Despite an Israeli court order allowing them to stay in their homes, cave-dwelling Palestinian farmers and herders in the southern Hebron hills still face a sustained and often violent campaign of harassment and intimidation by settlers, the Israeli army, and civilian officials, according to a new report from the Israeli human-rights group B’Tselem.

Some 1,000 Palestinians have maintained the way of life of their ancestors in the area, which is located in the southernmost part of West Bank.

In the 1970s, however, the Israeli military commander declared the area a ‘closed military zone,’ and in November 1999, soldiers and Civil Administration officials expelled the cave residents, confiscated their belongings, sealed their caves, destroyed wells and outhouses, and prohibited them from returning to the area.

The cave residents petitioned the Israeli High Court of Justice, which in March 2000 issued a temporary injunction allowing the residents to return to the area and preventing the state from expelling them until the court reaches a final decision in the matter.

The army, however, continues to claim that expelling the cave residents is justified since “they are not permanent” residents of the area, and that it is needed for important military uses.

In addition to military threats of expulsion, the residents also face frequent violence from nearby settlers.

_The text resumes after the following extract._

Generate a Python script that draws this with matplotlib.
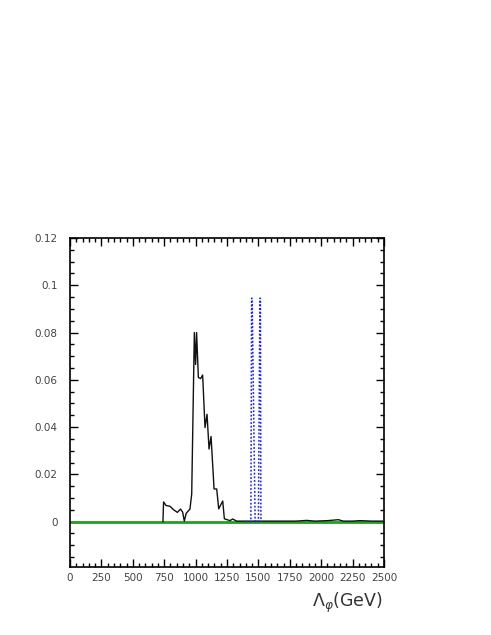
import matplotlib
matplotlib.use("Agg")
import matplotlib.pyplot as plt
from matplotlib.ticker import MultipleLocator, FixedLocator, FixedFormatter

# Black curve
lam = [740, 745, 765, 795, 825, 855, 880, 897, 910, 925, 955, 969, 990, 1000, 1008,
       1022, 1040, 1056, 1075, 1091, 1107, 1123, 1147, 1168, 1184, 1216, 1229, 1274,
       1295, 1327, 1400, 1600, 1800, 1885, 1950, 2050, 2137, 2175, 2250, 2310, 2400, 2500]
sig = [0.0, 0.0083, 0.0068, 0.0065, 0.0050, 0.0039, 0.0053, 0.0040, 0.0002, 0.0035,
       0.0053, 0.0117, 0.0800, 0.0665, 0.0800, 0.0610, 0.0605, 0.0620, 0.0398, 0.0454,
       0.0307, 0.0360, 0.0138, 0.0138, 0.0054, 0.0087, 0.0012, 0.0004, 0.0011, 0.0002,
       0.0002, 0.0002, 0.0002, 0.0005, 0.0002, 0.0004, 0.0008, 0.0002, 0.0002, 0.0004,
       0.0002, 0.0002]

# Blue dotted curve
lam_b = [1400, 1440, 1446, 1450, 1474, 1500, 1512, 1516, 1520]
sig_b = [0.0, 0.0, 0.0945, 0.0945, 0.0, 0.0, 0.0945, 0.0945, 0.0]

# Green line
lam_g = [0, 2500]
sig_g = [0.0, 0.0]

xticks = [0, 250, 500, 750, 1000, 1250, 1500, 1750, 2000, 2250, 2500]
yticks = [0.0, 0.02, 0.04, 0.06, 0.08, 0.1, 0.12]
ylabels = ["0", "0.02", "0.04", "0.06", "0.08", "0.1", "0.12"]

fig = plt.figure(figsize=(4.91, 6.35), dpi=100)
ax = fig.add_axes([70/491, 1-566.5/635, (384-70)/491, (566.5-238)/635])

ax.plot(lam_g, sig_g, color="#1fa01f", lw=2.0, zorder=2)
ax.plot(lam, sig, color="#111111", lw=1.0, zorder=3)
ax.plot(lam_b, sig_b, color="#2020ff", lw=1.1, ls=(0, (1.2, 1.2)), zorder=4)

ax.set_xlim(0, 2500)
ax.set_ylim(-0.019, 0.12)

ax.xaxis.set_major_locator(FixedLocator(xticks))
ax.xaxis.set_minor_locator(MultipleLocator(50))
ax.yaxis.set_major_locator(FixedLocator(yticks))
ax.yaxis.set_major_formatter(FixedFormatter(ylabels))
ax.yaxis.set_minor_locator(MultipleLocator(0.005))
ax.set_xticklabels([str(t) for t in xticks])

ax.tick_params(which="both", direction="in", top=True, right=True, width=1.0,
               color="black", labelsize=7.5, labelcolor="#444444")
ax.tick_params(axis="y", pad=9)
ax.tick_params(axis="x", pad=5)
ax.tick_params(which="major", length=6)
ax.tick_params(which="minor", length=3)
for s in ax.spines.values():
    s.set_linewidth(1.2)

fig.text(383/491, 1-603/635, r"$\Lambda_{\varphi}$(GeV)", ha="right", va="center",
         fontsize=12.5, color="#333333")

fig.savefig("out.png", dpi=100)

Several residents have been forced to leave.

According to a B’Tselem survey, some 88 percent of the Palestinians in the “closed military zone” have been subjected to settler violence or witnessed such violence against family members. 

The kinds of abuse reported in the survey can be divided into four patterns: blocking of roads and preventing access to fields (51 percent of the cases), property damage, including destruction of crops and theft of sheep and goats in particular (21 percent), intimidation (17 percent), and physical violence (11 percent).

The Israeli police are not conducting enough efforts to enforce the law against the settlers, and the army does even less, B’Tselem charged.

Soldiers have even assisted settlers in carrying out violent attacks against the residents, the report added. Soldiers have also destroyed farmlands and driven tanks and other military gear on the Palestinian lands.

The Civil Administration Office, which is part of the army, prohibits the residents from building their own homes and villages – a decision which forces them to remain in caves, deprived of a proper water supply, electricity, and other essentials of daily living. 

“Israel has been trying to expel them over the past five years,” B’Tselem reported.  “Israel is partially and gradually trying wear down the residents to get them to leave the area.”

B’Tselem urged the army to cancel the orders announcing the area a closed military zone, allow the residents to build their own homes, enforce law against violent settlers, and compensate the residents who lost land and property because of actions by the army, settlers or a Civil Administration Office.